Bandhavgarh Land of Tiger

Words can be written about this magical paradise accolades come and go but the memories stay forever. Nestled in the Vindhya Hills Bandhavgarh was an erstwhile kingdom of Maharajahs of Rewa. But at these enchanted forests it was the Gonds that first step foot and built the fort dedicated to Laxman Lord Ram's brother hence the name.  The historical turbulence saw many warring dynasties ruling the place in the annals of history. The fort is now in ruins but some artifacts, reservoirs, idols of Lord Vishnu and structures are in a state of preservation.  An exploration of table top mountain encompassing the Fort will put you in a trance but unfortunately the area is closed for tourism. But one must visit Sesh Shaiyya or reclining Vishnu idol on the way up to the fort.





All along the Tala Range one can see historical structures especially on the Bandhavgarh Mountain at 800 plus MSL. The famous Fort, Ram Laxman Janki Temple and Reclining Idol of Lord Vishnu are situated here. 

Once part of contiguous patch of forests encompassing both Satpura and Vindhya Ranges - their confluence is at Maikal Hills in Madhya Pradesh - the tiger reserve is now isolated due to frequent denudation and ravage. Maikal Hills are home to Amarkantak and Achanakmar biosphere reserve and the famous Kanha National Park weakly connected.

The National Park and tiger reserve and Panpatha WLS comprises of 1536.7 square kilometres with  716.46 designated as core and the rest as buffer.


Though the floral composition is vastly similar in these Sal dominated forests Bandhavgarh terrain is unique with mesmerizing beauty.  The unique feature is the steep hills or cliffs and table top mountains. Small mountain streams of rivulets are in plentyful that create marshy grasslands as they intersect the plains in the valleys. Most of the rivulets like Charanganga are perennial forming an important  lifeline of the ecosystem.

The Gondwana Rocks mainly comprise of sandstone, the sand is mainly sandy loam with sprinkling of silica. The rugged topography encompasses Sal, mixed, and bamboo besides plethora of herbs and shrubs usually found in the niche.  


The tiger is at the top of the food chain while another tertiary predators is the leopard, other carnivores are dhole, jackal and fox, rusty spotted and jungle cat so on. The sloth bear along with wild boar are omnivores albeit they do not predate but have been seen on carcass frequently. The detrivores are Egyptian, White Rumped and Indian vultures the latter two being critically endangered.

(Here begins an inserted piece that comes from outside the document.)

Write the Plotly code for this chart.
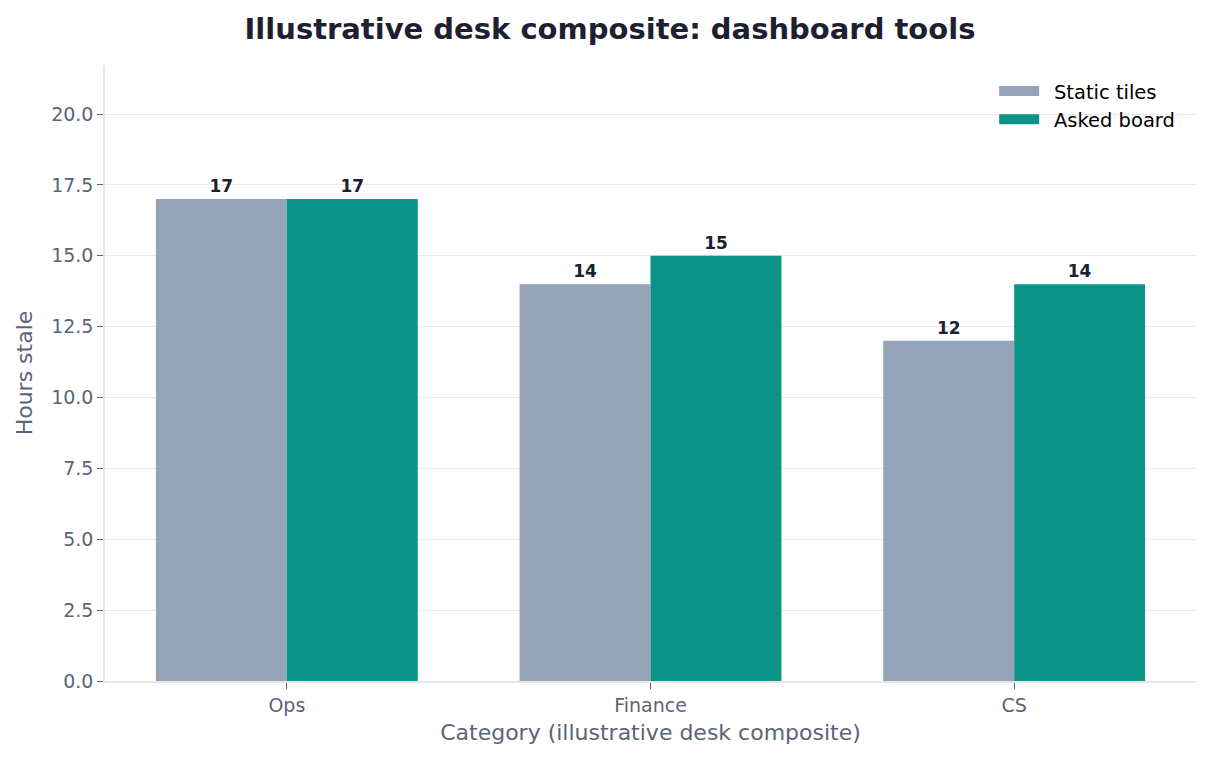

The antelopes present are the Nilgai, Four Horned Antelope and Indian Gazelle. The deer family comprises of Sambar, Chital and Muntjac or barking deer.  There are two primates commonly seen here they are the Gray of Hanuman Langur and Rhesus Macaque. 

Small mammals are chiefly nocturnal and a night drive can yield a sight of toddy cat, small Indian civet, large civet and porcupine. 

A tiger safari which encompasses passage through the inclining and steep elevations is stunning and driving is a test of skill. Though the animal in focus is the tiger, nonetheless a sight of sloth bear, panther and the bison is equally exciting. 

The marshy grasslands and the ecotone are the focus of those on excursions as the big cats prefer to hunt in these habitat patches which hinder the movement of the prey.

Bandhavgarh offers a unique opportunity for nature photography with enchanting panoramic background. Winters are rich with hues of strong colors and background greenery nonetheless all seasons in this National Park offer a unique panoramic background to the lens men. 

The park is closed during the monsoon but the tourism in buffer is on. In order to reach BTR one needs to fly to Jabalpur in MP and then drive four hours. An overnight train from New Delhi halts at Umaria about 32 km from the park. The destinations can be reached from various rail heads and towns nearby. The park is well connected to Khajuraho Temple Town and Kanha National Park all in Central India.